Yes, Lebeda is a regional manufacturer which sells factory direct in several states including Omaha. I should have listed them in my previous post but I had the state listed as NB instead of NE for them so they didn’t come up on my search. I have talked with several of their outlets and the knowledge level varied with the outlet I talked with however they do have a cutaway of their mattresses in each store and have easy access to the information about the materials they use if the local store doesn’t know it already. They would be well worth a visit. I talked with the Omaha store and their latex mattress (6" + 2" Talalay) was $1529 (mattress only queen size) which is quite reasonable and their Reve which has 4" of latex over an innerspring was $2149 (mattress only queen size) which seems a little on the expensive side although the lady I talked with there didn’t seem to know a lot of the details so I didn’t ask her why it was so much more than the all latex mattress. She did mention that it could be made with inner tufting (making it firmer as well) which usually indicates higher quality and construction methods.
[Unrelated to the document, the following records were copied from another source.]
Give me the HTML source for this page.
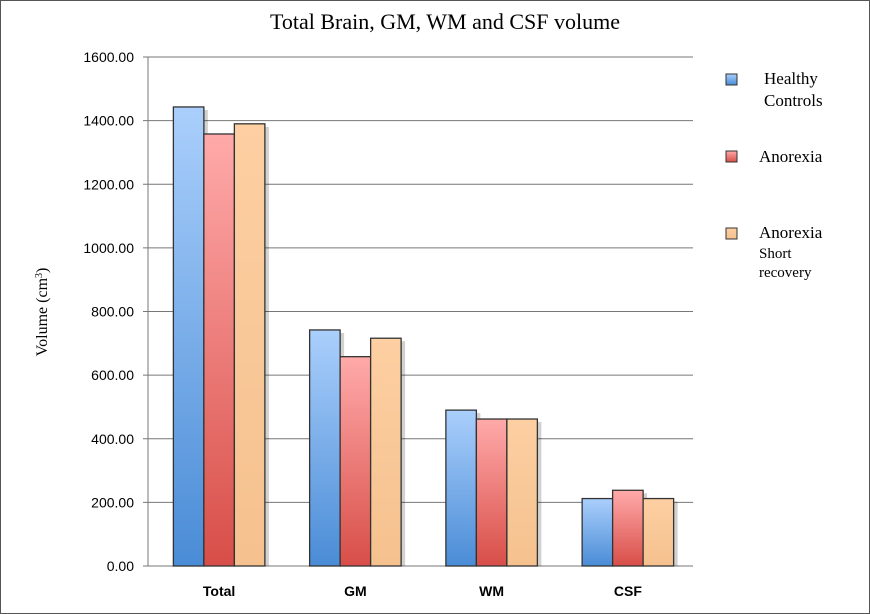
<!DOCTYPE html>
<html><head><meta charset="utf-8"><style>
body{margin:0;background:#fff;}
svg{display:block;font-family:"Liberation Serif",serif;}
</style></head><body>
<svg id="chart" width="870" height="614" viewBox="0 0 870 614">
<defs>
<linearGradient id="gB" x1="0" y1="0" x2="0" y2="1"><stop offset="0" stop-color="#aacffc"/><stop offset="1" stop-color="#4a8cd6"/></linearGradient>
<linearGradient id="gR" x1="0" y1="0" x2="0" y2="1"><stop offset="0" stop-color="#ffaaaa"/><stop offset="1" stop-color="#d84e48"/></linearGradient>
<linearGradient id="gO" x1="0" y1="0" x2="0" y2="1"><stop offset="0" stop-color="#fdcfa2"/><stop offset="1" stop-color="#f5c18e"/></linearGradient>
</defs>
<rect x="0.5" y="0.5" width="869" height="613" fill="#fff" stroke="#555"/>
<text x="445" y="29" text-anchor="middle" font-size="22">Total Brain, GM, WM and CSF volume</text>
<text transform="translate(47,312) rotate(-90)" text-anchor="middle" font-size="16">Volume (cm<tspan baseline-shift="super" font-size="10">3</tspan>)</text>
<g id="grid"></g><g id="bars"></g><g id="xlabels"></g>
<g>
<g><rect x="726" y="74" width="11" height="11" fill="url(#gB)" stroke="#333"/><text x="764" y="84" font-size="17">Healthy</text><text x="764" y="106" font-size="17">Controls</text></g>
<g><rect x="726" y="151" width="11" height="11" fill="url(#gR)" stroke="#333"/><text x="759" y="162" font-size="17">Anorexia</text></g>
<g><rect x="726" y="228" width="11" height="11" fill="url(#gO)" stroke="#333"/><text x="759" y="238" font-size="17">Anorexia</text><text x="759" y="258" font-size="15">Short</text><text x="759" y="277" font-size="15">recovery</text></g>
</g>
</svg>
<script>
const categories=["Total","GM","WM","CSF"];
const healthy=[1443,742,490,212];
const anorexia=[1358,658,462,238];
const shortRecovery=[1390,716,462,212];
const ticks=[0,200,400,600,800,1000,1200,1400,1600];
const NS="http://www.w3.org/2000/svg";
const x0=148,x1=693,y0=566,y1=57,yMax=1600;
const yS=v=>y0-(v/yMax)*(y0-y1);
const gw=(x1-x0)/categories.length;
const xC=i=>x0+gw*(i+0.5)+3;
function mk(t,a,p){const e=document.createElementNS(NS,t);for(const k in a)e.setAttribute(k,a[k]);p.appendChild(e);return e;}
const grid=document.getElementById('grid');
ticks.forEach(t=>{
 const l=mk('line',{x1:x0-5,x2:x1,y1:yS(t),y2:yS(t),stroke:'#777','stroke-width':1},grid);
 
 
 const tx=mk('text',{x:x0-14,y:yS(t)+5,'text-anchor':'end','font-size':14,'font-family':'Liberation Sans, sans-serif'},grid);
 tx.textContent=t.toFixed(2);
 
 
});
mk('line',{x1:x0,x2:x0,y1:y1,y2:y0,stroke:'#777'},grid);
const bars=document.getElementById('bars'),xl=document.getElementById('xlabels');
const series=[[healthy,'url(#gB)','healthy'],[anorexia,'url(#gR)','anorexia'],[shortRecovery,'url(#gO)','short-recovery']];
const bw=30.5;
categories.forEach((c,i)=>{
 series.forEach((s,j)=>{
  const x=xC(i)-1.5*bw+j*bw,y=yS(s[0][i]);
  mk('rect',{x:x+4,y:y+3,width:bw,height:y0-y-3,fill:'rgba(0,0,0,0.18)'},bars);
  const r=mk('rect',{x:x,y:y,width:bw,height:y0-y,fill:s[1],stroke:'#333','stroke-width':1.3},bars);
  
  
 });
 const t=mk('text',{x:xC(i),y:596,'text-anchor':'middle','font-size':14,'font-weight':'bold','font-family':'Liberation Sans, sans-serif'},xl);
 t.textContent=c;
 
 
});
</script>
</body></html>
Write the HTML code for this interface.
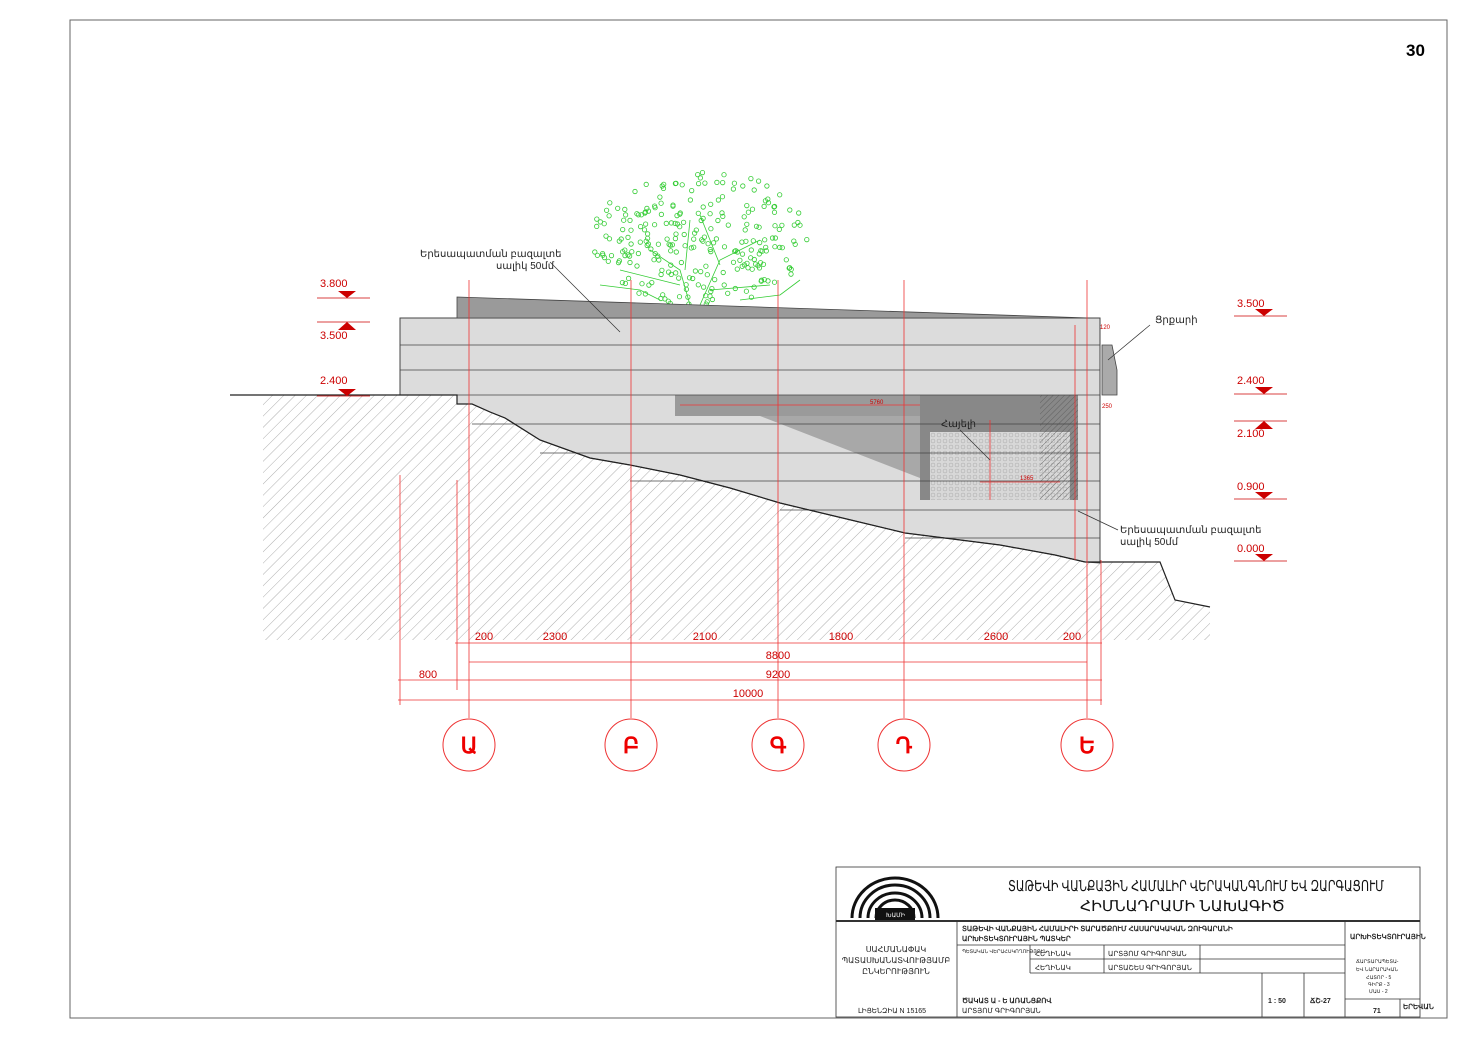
<!DOCTYPE html>
<html><head><meta charset="utf-8"><style>
html,body{margin:0;padding:0;background:#fff}
svg{display:block}
text{font-family:"Liberation Sans",sans-serif}
</style></head><body>
<svg id="s" width="1470" height="1039" viewBox="0 0 1470 1039" xmlns="http://www.w3.org/2000/svg">
<defs>
<pattern id="h" width="8" height="8" patternUnits="userSpaceOnUse" patternTransform="rotate(45)">
<line x1="0" y1="0" x2="0" y2="8" stroke="#999" stroke-width="0.8"/></pattern>
<pattern id="hd" width="4" height="4" patternUnits="userSpaceOnUse" patternTransform="rotate(45)">
<line x1="0" y1="0" x2="0" y2="4" stroke="#555" stroke-width="0.8"/></pattern>
<pattern id="tx" width="6" height="6" patternUnits="userSpaceOnUse">
<rect width="6" height="6" fill="#d8d8d8"/><circle cx="3" cy="3" r="2" fill="none" stroke="#aaa" stroke-width="0.5"/></pattern>
</defs>
<rect x="70" y="20" width="1377" height="998" fill="#fff" stroke="#666" stroke-width="1"/>
<text x="1406" y="56" font-size="17" font-weight="bold">30</text>

<g id="tree" fill="none" stroke="#3c3" stroke-width="0.8"></g>

<polygon points="263,395 457,395 457,404 472,404 490,412 505,418 540,440 590,458 630,465 680,475 730,488 780,503 830,515 905,533 1000,545 1055,555 1085,562 1160,562 1175,600 1210,607 1210,640 263,640" fill="url(#h)"/>

<polygon points="400,318 1100,318 1100,563 1085,562 1055,555 1000,545 905,533 830,515 780,503 730,488 680,475 630,465 590,458 540,440 505,418 490,412 472,404 457,404 457,395 400,395" fill="#dcdcdc" stroke="#444" stroke-width="1"/>
<polygon points="457,297 1090,318 457,318" fill="#9a9a9a" stroke="#444" stroke-width="0.8"/>
<polygon points="1102,345 1112,345 1117,370 1117,395 1102,395" fill="#aaa" stroke="#444" stroke-width="0.8"/>
<rect x="675" y="395" width="403" height="21" fill="#9a9a9a"/>
<polygon points="760,416 920,416 920,478" fill="#a8a8a8"/>
<rect x="920" y="395" width="158" height="105" fill="#888"/>
<rect x="930" y="432" width="140" height="68" fill="url(#tx)"/>
<rect x="1040" y="395" width="38" height="105" fill="url(#hd)"/>
<g stroke="#444" stroke-width="0.8">
<line x1="400" y1="345" x2="1100" y2="345"/><line x1="400" y1="370" x2="1100" y2="370"/>
<line x1="230" y1="395" x2="1100" y2="395"/><line x1="472" y1="424" x2="1100" y2="424"/>
<line x1="540" y1="453" x2="1100" y2="453"/><line x1="630" y1="481" x2="1100" y2="481"/>
<line x1="780" y1="510" x2="1100" y2="510"/><line x1="905" y1="538" x2="1100" y2="538"/>
</g>
<polyline points="230,395 457,395 457,404 472,404 490,412 505,418 540,440 590,458 630,465 680,475 730,488 780,503 830,515 905,533 1000,545 1055,555 1085,562 1160,562 1175,600 1210,607" fill="none" stroke="#222" stroke-width="1.2"/>

<g stroke="#e33" stroke-width="0.8">
<line x1="400" y1="475" x2="400" y2="705"/><line x1="457" y1="480" x2="457" y2="690"/>
<line x1="469" y1="280" x2="469" y2="718"/><line x1="631" y1="280" x2="631" y2="718"/>
<line x1="778" y1="280" x2="778" y2="718"/><line x1="904" y1="280" x2="904" y2="718"/>
<line x1="1087" y1="280" x2="1087" y2="718"/><line x1="1101" y1="560" x2="1101" y2="705"/>
<line x1="455" y1="643" x2="1102" y2="643"/><line x1="469" y1="662" x2="1087" y2="662"/>
<line x1="398" y1="680" x2="1102" y2="680"/><line x1="398" y1="700" x2="1102" y2="700"/>
<line x1="1075" y1="325" x2="1075" y2="560"/>
<line x1="680" y1="405" x2="920" y2="405"/>
<line x1="990" y1="420" x2="990" y2="500"/><line x1="980" y1="482" x2="1060" y2="482"/>
</g>
<g fill="none" stroke="#e33" stroke-width="1">
<circle cx="469" cy="745" r="26"/><circle cx="631" cy="745" r="26"/><circle cx="778" cy="745" r="26"/><circle cx="904" cy="745" r="26"/><circle cx="1087" cy="745" r="26"/>
</g>
<g fill="#e00" font-size="22" font-weight="bold" text-anchor="middle">
<text x="469" y="753">Ա</text><text x="631" y="753">Բ</text><text x="778" y="753">Գ</text><text x="904" y="753">Դ</text><text x="1087" y="753">Ե</text>
</g>
<g fill="#c00" font-size="11" text-anchor="middle">
<text x="484" y="640">200</text><text x="555" y="640">2300</text><text x="705" y="640">2100</text><text x="841" y="640">1800</text><text x="996" y="640">2600</text><text x="1072" y="640">200</text>
<text x="778" y="659">8800</text><text x="778" y="678">9200</text><text x="428" y="678">800</text><text x="748" y="697">10000</text>
</g>
<g fill="#c00" font-size="6">
<text x="870" y="404">5760</text><text x="1020" y="480">1365</text>
<text x="1100" y="329">120</text><text x="1102" y="408">250</text>
</g>
<g id="lv" fill="#c00" font-size="11"></g>

<g font-size="10" fill="#222">
<text x="420" y="257">Երեսապատման բազալտե</text><text x="496" y="269">սալիկ 50մմ</text>
<text x="1155" y="323">Ցրքարի</text>
<text x="941" y="427">Հայելի</text>
<text x="1120" y="533">Երեսապատման բազալտե</text><text x="1120" y="545">սալիկ 50մմ</text>
</g>
<g stroke="#333" stroke-width="0.7">
<line x1="550" y1="262" x2="620" y2="332"/><line x1="1150" y1="325" x2="1108" y2="360"/>
<line x1="960" y1="430" x2="990" y2="460"/><line x1="1118" y1="530" x2="1078" y2="511"/>
</g>

<g stroke="#333" stroke-width="0.8" fill="none">
<rect x="836" y="867" width="584" height="150"/>
<line x1="836" y1="921" x2="1420" y2="921" stroke-width="2"/>
<line x1="957" y1="921" x2="957" y2="1017"/><line x1="1345" y1="921" x2="1345" y2="1017"/>
<line x1="957" y1="945" x2="1345" y2="945"/><line x1="1030" y1="945" x2="1030" y2="973"/>
<line x1="1104" y1="945" x2="1104" y2="973"/><line x1="1200" y1="945" x2="1200" y2="973"/>
<line x1="1030" y1="959" x2="1345" y2="959"/><line x1="1030" y1="973" x2="1345" y2="973"/>
<line x1="1262" y1="973" x2="1262" y2="1017"/><line x1="1304" y1="973" x2="1304" y2="1017"/>
<line x1="1345" y1="999" x2="1420" y2="999"/><line x1="1400" y1="999" x2="1400" y2="1017"/>
</g>
<g fill="none" stroke="#111" stroke-width="3">
<path d="M852,918 A43,40 0 0 1 938,918"/><path d="M860,918 A35,33 0 0 1 930,918"/><path d="M868,918 A27,25 0 0 1 922,918"/>
<path d="M876,918 A19,18 0 0 1 914,918"/>
</g>
<rect x="875" y="908" width="40" height="12" fill="#111"/>
<text x="886" y="917" font-size="6" fill="#fff">ԽԱՄԻ</text>
<g font-size="15" fill="#111">
<text x="1008" y="891" textLength="376" lengthAdjust="spacingAndGlyphs">ՏԱԹԵՎԻ ՎԱՆՔԱՅԻՆ ՀԱՄԱԼԻՐ ՎԵՐԱԿԱՆԳՆՈՒՄ ԵՎ ԶԱՐԳԱՑՈՒՄ</text>
<text x="1080" y="911" textLength="205" lengthAdjust="spacingAndGlyphs">ՀԻՄՆԱԴՐԱՄԻ ՆԱԽԱԳԻԾ</text></g>
<g font-size="7" fill="#222">
<text x="962" y="931" font-weight="bold">ՏԱԹԵՎԻ ՎԱՆՔԱՅԻՆ ՀԱՄԱԼԻՐԻ ՏԱՐԱԾՔՈՒՄ ՀԱՍԱՐԱԿԱԿԱՆ ԶՈՒԳԱՐԱՆԻ</text>
<text x="962" y="941" font-weight="bold">ԱՐԽԻՏԵԿՏՈՒՐԱՅԻՆ ՊԱՏԿԵՐ</text>
<text x="1035" y="956">ՀԵՂԻՆԱԿ</text><text x="1108" y="956">ԱՐՏՅՈՄ ԳՐԻԳՈՐՅԱՆ</text>
<text x="1035" y="970">ՀԵՂԻՆԱԿ</text><text x="1108" y="970">ԱՐՏԱՇԵՍ ԳՐԻԳՈՐՅԱՆ</text>
<text x="962" y="1003" font-weight="bold">ԾԱԿԱՏ Ա - Ե ԱՌԱՆՑՔՈՎ</text>
<text x="1268" y="1003" font-weight="bold">1 : 50</text><text x="1310" y="1003" font-weight="bold">ՃՇ-27</text>
<text x="1350" y="939" font-weight="bold">ԱՐԽԻՏԵԿՏՈՒՐԱՅԻՆ</text>
<text x="1373" y="1013" font-weight="bold">71</text><text x="1403" y="1009" font-weight="bold">ԵՐԵՎԱՆ</text>
<text x="962" y="1013">ԱՐՏՅՈՄ ԳՐԻԳՈՐՅԱՆ</text>
<text x="858" y="1013">ԼԻՑԵՆԶԻԱ N 15165</text>
<text x="962" y="953" font-size="5">ՊԵՏԱԿԱՆ ՎԵՐԱՀՍԿՈՂՈՒԹՅՈՒՆ</text>
<text x="1356" y="963" font-size="5">ՃԱՐՏԱՐԱՊԵՏԱ-</text><text x="1356" y="971" font-size="5">ԵՎ ՆԱՐԱՐԱԿԱՆ</text>
<text x="1366" y="979" font-size="5">ՀԱՏՈՐ - 5</text><text x="1368" y="986" font-size="5">ԳԻՐՔ - 3</text><text x="1369" y="993" font-size="5">ՄԱՍ - 2</text>
</g>
<g font-size="8" fill="#222" text-anchor="middle">
<text x="896" y="952">ՍԱՀՄԱՆԱՓԱԿ</text><text x="896" y="963">ՊԱՏԱՍԽԱՆԱՏՎՈՒԹՅԱՄԲ</text><text x="896" y="974">ԸՆԿԵՐՈՒԹՅՈՒՆ</text>
</g>
</svg>
<script>
var ns="http://www.w3.org/2000/svg",t=document.getElementById("tree");
var seed=7;function r(){seed=(seed*9301+49297)%233280;return seed/233280;}
for(var i=0;i<260;i++){var a=r()*Math.PI*2,d=Math.sqrt(r());var x=700+Math.cos(a)*d*108,y=238+Math.sin(a)*d*68;if(y>305)continue;
var c=document.createElementNS(ns,"circle");c.setAttribute("cx",x.toFixed(1));c.setAttribute("cy",y.toFixed(1));c.setAttribute("r",2.2);t.appendChild(c);}
var br=["M690,305 L680,270 L650,250","M700,305 L720,260 L760,240","M680,285 L620,270","M710,290 L770,285","M685,270 L690,220","M720,265 L700,215","M660,300 L640,290 L600,285","M740,300 L780,295 L800,280"];
br.forEach(function(p){var e=document.createElementNS(ns,"path");e.setAttribute("d",p);t.appendChild(e);});
var lv=document.getElementById("lv");
function L(x,ty,ay,txt,up){var g='<text x="'+x+'" y="'+ty+'">'+txt+'</text><line x1="'+(x-3)+'" y1="'+ay+'" x2="'+(x+50)+'" y2="'+ay+'" stroke="#c00" stroke-width="0.8"/>';
var cx=x+27;g+= up? '<polygon points="'+(cx-9)+','+(ay+8)+' '+(cx+9)+','+(ay+8)+' '+cx+','+ay+'" fill="#c00"/>':'<polygon points="'+(cx-9)+','+(ay-7)+' '+(cx+9)+','+(ay-7)+' '+cx+','+ay+'" fill="#c00"/>';
lv.insertAdjacentHTML("beforeend",g);}
L(320,287,298,"3.800");L(320,339,322,"3.500",1);L(320,384,396,"2.400");
L(1237,307,316,"3.500");L(1237,384,394,"2.400");L(1237,437,421,"2.100",1);L(1237,490,499,"0.900");L(1237,552,561,"0.000");
</script>
</body></html>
If you do go there I would ask the details of the visco foam comfort layer they use (density, thickness, and manufacturer) and the type and details of the support foam polyfoam core as well. In one part the description they describe the core of both the visco soft and firm as being high resiliency polyfoam (meaning 2.4 lbs/sq ft and higher and a compression modulus of 2.5 or higher) while in another part of the descriptions they say it is high density polyfoam (which is the norm used by most manufacturers in the support core) which usually means 1.8 lbs/sq ft and higher. Higher weight foams of the same type usually mean better quality and greater durability.

Omaha bedding does supply some local outlets and also makes a line for Nebraska Furniture Mart so they may be worth checking out. While they are not technically “manufacturer direct”, they do have a shorter supply chain which usually means better prices and better quality.

Thanks for your comments about Midwest. I’ll call them and ask them a few questions to get a feel for them and how they make their mattresses.


I recently purchased an iComfort Genius (the firmest of the iComfort line) from a local mattress chain. After about 4 days I felt the foam already losing firmness. After 10 days, it was getting much worse, so I called the retailer and they let me return it for a store credit. I will be using the credit to get an adjustable base. Yeah!

Now that I have read some of the articles on this site, I want to buy a mattress from a local manufacturer rather than a chain. I called up a local manufacturer today (Custom Comfort in Orange County, CA) and was pleasantly surprised to hear that their pricing is very affordable.

Thanks, Phoenix, for providing your knowledge and insight.